Granola - quick and easy
Granola is basically toasted muesli, no? Not quite, there must be something gooey and gluey to bind it into clusters. Those are the nicest – my recipe below says stir it every now and then while it’s baking but I sometimes leave it completely alone, hoping it will stick together in clumps.
What a beautiful and dangerous breakfast fodder it is! Beautiful indeed with milk or a dollop of yoghurt, or crème fraiche if you’re really reckless. But it’s very dangerous sitting in a jar in the cupboard because it keeps whispering ‘come on… grab a handful, just on its own… and another one…’ whenever you come into the kitchen. Especially late night after a whole day of trying to Be Good. And boy, is it calorific. But it has seeds and nuts and dried fruit, so if eaten properly – for breakfast – will keep you going for a good few hours.

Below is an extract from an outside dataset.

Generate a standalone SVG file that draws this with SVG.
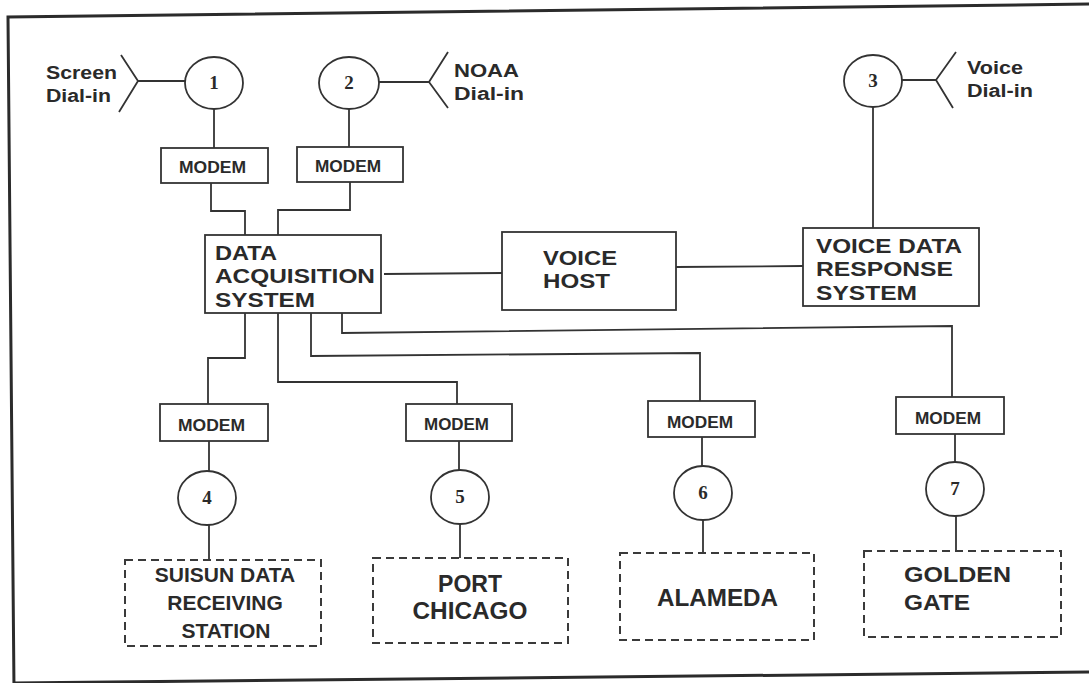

A plethora of various recipes out there, fancier ones using egg whites and heating up the liquid ingredients, which I’m sure to try out one day. This here is the speedy easy one – perfect to throw together on a Sunday afternoon for the coming week of breakfasts.
- 130g maple syrup
- 2 tbsps. runny honey (or half and half honey and maple syrup, feel free to experiment)
- 2 tbsps. sunflower oil
- 2 tsp cinnamon
- 350g jumbo rolled oats, the chunkier the better
- 30g pumpkin seeds
- 30g sunflower seeds
- 80g almond flakes or mixed almonds and nuts, chopped
- 120g mixed dried fruit: cranberries, blueberries, raisins, sultanas, cherries, apricots, figs – whichever you fancy best
Preheat the oven to 170C/325F/gas 3. Line two large baking trays with parchment. In a big bowl mix well the liquid ingredients with cinnamon, tip in the oats, seeds, almonds/nuts and mix well so the oats are thoroughly coated. Put the dried fruit in a separate bowl and reserve.
Spread the oat mix over the bases of the two trays and bake for 25 minutes, stirring occasionally. Add the dried fruit, half to each tray and mix well, so they aren’t all left on top to scorch too much. Bake for another 15 minutes, then cool in the trays or on a rack, if you manage to slip the parchment out of the trays. Store in a jar, don’t let it disappear too quickly!